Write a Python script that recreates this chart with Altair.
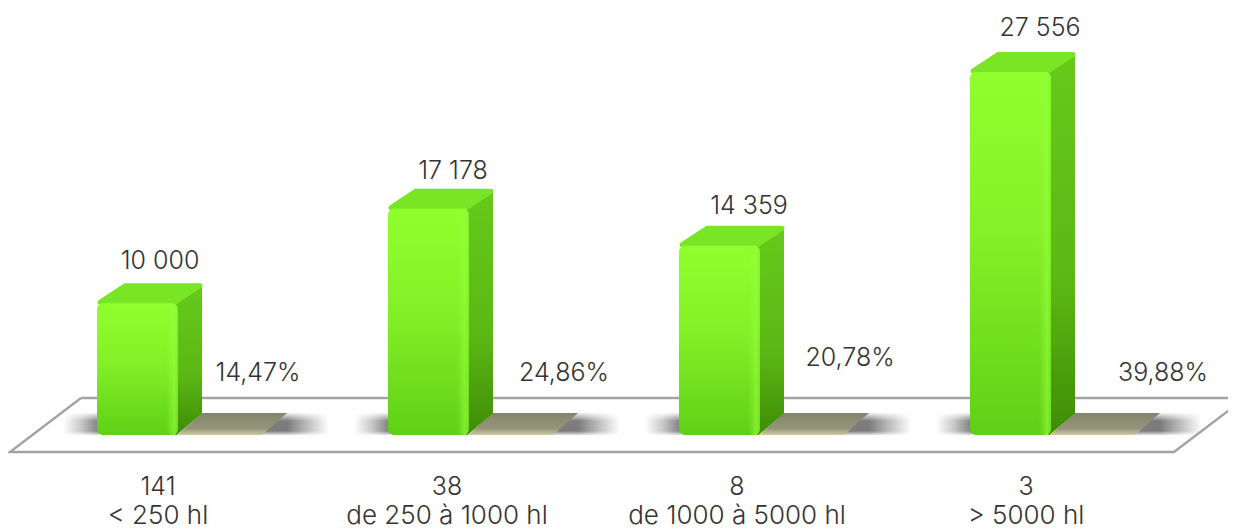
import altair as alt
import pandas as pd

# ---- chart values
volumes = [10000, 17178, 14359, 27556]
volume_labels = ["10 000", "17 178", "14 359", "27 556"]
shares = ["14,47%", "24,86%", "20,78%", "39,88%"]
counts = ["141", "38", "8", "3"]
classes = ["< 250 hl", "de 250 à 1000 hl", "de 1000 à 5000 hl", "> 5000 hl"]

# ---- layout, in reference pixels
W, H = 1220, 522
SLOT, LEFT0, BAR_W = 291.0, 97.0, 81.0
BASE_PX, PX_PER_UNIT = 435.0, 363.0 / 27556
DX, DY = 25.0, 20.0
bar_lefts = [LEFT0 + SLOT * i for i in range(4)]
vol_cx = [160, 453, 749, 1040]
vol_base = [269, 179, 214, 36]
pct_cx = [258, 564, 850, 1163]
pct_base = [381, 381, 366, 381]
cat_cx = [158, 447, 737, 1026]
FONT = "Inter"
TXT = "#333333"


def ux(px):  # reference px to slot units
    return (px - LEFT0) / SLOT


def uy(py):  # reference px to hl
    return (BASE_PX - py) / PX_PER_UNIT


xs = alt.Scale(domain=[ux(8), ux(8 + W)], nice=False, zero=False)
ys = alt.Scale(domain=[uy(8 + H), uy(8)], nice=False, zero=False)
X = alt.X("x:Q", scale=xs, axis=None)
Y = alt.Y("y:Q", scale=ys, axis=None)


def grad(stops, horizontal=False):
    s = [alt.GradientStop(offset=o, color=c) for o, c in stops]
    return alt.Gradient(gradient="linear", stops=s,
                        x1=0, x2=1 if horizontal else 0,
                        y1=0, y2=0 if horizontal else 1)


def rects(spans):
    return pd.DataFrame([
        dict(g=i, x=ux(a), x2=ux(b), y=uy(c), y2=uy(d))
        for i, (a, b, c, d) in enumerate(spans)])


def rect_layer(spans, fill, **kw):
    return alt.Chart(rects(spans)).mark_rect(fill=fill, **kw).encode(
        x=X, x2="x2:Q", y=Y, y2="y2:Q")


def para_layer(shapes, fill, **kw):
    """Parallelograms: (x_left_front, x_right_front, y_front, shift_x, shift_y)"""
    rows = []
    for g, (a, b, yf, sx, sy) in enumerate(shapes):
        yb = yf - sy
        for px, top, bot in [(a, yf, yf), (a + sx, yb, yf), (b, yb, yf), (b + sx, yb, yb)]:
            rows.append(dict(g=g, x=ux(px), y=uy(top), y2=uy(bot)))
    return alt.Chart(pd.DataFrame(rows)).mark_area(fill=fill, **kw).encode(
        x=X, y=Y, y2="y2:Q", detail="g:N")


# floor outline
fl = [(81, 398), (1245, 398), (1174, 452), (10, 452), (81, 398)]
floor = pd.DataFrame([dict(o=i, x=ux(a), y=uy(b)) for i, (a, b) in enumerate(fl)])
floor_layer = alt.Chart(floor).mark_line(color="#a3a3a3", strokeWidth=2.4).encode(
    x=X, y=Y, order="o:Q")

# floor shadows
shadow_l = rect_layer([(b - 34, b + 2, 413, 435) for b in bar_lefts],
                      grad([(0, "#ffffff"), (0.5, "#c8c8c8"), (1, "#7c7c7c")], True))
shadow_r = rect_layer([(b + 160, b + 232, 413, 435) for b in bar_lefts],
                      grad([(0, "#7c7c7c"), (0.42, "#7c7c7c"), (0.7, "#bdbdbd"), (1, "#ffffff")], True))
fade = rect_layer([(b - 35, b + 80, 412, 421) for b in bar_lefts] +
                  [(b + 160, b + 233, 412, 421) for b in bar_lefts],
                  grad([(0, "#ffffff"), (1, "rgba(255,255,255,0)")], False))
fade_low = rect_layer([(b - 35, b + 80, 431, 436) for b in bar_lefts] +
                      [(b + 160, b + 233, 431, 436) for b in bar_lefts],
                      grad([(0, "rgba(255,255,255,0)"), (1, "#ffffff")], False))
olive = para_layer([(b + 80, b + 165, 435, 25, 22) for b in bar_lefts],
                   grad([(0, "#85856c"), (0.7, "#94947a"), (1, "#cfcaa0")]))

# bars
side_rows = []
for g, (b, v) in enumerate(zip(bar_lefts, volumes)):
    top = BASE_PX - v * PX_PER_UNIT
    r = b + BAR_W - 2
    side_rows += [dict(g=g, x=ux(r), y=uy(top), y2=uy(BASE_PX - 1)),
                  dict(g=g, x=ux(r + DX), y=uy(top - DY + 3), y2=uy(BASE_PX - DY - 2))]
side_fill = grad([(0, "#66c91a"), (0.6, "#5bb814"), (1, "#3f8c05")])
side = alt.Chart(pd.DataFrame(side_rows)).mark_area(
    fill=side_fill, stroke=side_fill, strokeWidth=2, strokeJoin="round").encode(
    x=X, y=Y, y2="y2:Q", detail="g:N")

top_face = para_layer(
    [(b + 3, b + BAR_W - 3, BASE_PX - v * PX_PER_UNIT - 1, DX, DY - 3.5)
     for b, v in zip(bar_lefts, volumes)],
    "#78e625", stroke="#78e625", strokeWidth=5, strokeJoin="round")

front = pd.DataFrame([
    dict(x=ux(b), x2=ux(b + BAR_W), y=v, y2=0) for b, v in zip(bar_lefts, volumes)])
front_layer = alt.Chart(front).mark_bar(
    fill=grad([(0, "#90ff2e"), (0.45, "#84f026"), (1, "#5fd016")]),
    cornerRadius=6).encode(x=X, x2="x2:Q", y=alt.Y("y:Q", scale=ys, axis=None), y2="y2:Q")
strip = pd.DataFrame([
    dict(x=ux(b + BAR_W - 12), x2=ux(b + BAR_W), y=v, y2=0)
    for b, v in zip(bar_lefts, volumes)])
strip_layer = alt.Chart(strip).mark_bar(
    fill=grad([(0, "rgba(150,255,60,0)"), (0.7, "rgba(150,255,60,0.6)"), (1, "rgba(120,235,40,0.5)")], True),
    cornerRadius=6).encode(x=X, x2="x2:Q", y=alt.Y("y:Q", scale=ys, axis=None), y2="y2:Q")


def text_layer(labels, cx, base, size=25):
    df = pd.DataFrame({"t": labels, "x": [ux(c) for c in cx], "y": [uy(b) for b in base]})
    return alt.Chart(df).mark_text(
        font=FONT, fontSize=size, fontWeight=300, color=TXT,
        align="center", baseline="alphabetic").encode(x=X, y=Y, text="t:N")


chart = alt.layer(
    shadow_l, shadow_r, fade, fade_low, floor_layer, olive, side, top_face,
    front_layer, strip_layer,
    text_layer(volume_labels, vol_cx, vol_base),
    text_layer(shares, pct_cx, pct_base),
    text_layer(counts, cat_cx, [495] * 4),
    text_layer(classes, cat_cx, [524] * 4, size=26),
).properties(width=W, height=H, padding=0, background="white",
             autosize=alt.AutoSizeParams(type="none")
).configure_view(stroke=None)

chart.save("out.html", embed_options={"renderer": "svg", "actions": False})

Aim of the task: Return, unchanged, the lines from the first line of the material through the line that holds "1000 à 5000", inclusive, omitting pictures.

Solution for this task:
Write a Python script that recreates this chart with Altair.
import altair as alt
import pandas as pd

# ---- chart values
volumes = [10000, 17178, 14359, 27556]
volume_labels = ["10 000", "17 178", "14 359", "27 556"]
shares = ["14,47%", "24,86%", "20,78%", "39,88%"]
counts = ["141", "38", "8", "3"]
classes = ["< 250 hl", "de 250 à 1000 hl", "de 1000 à 5000 hl", "> 5000 hl"]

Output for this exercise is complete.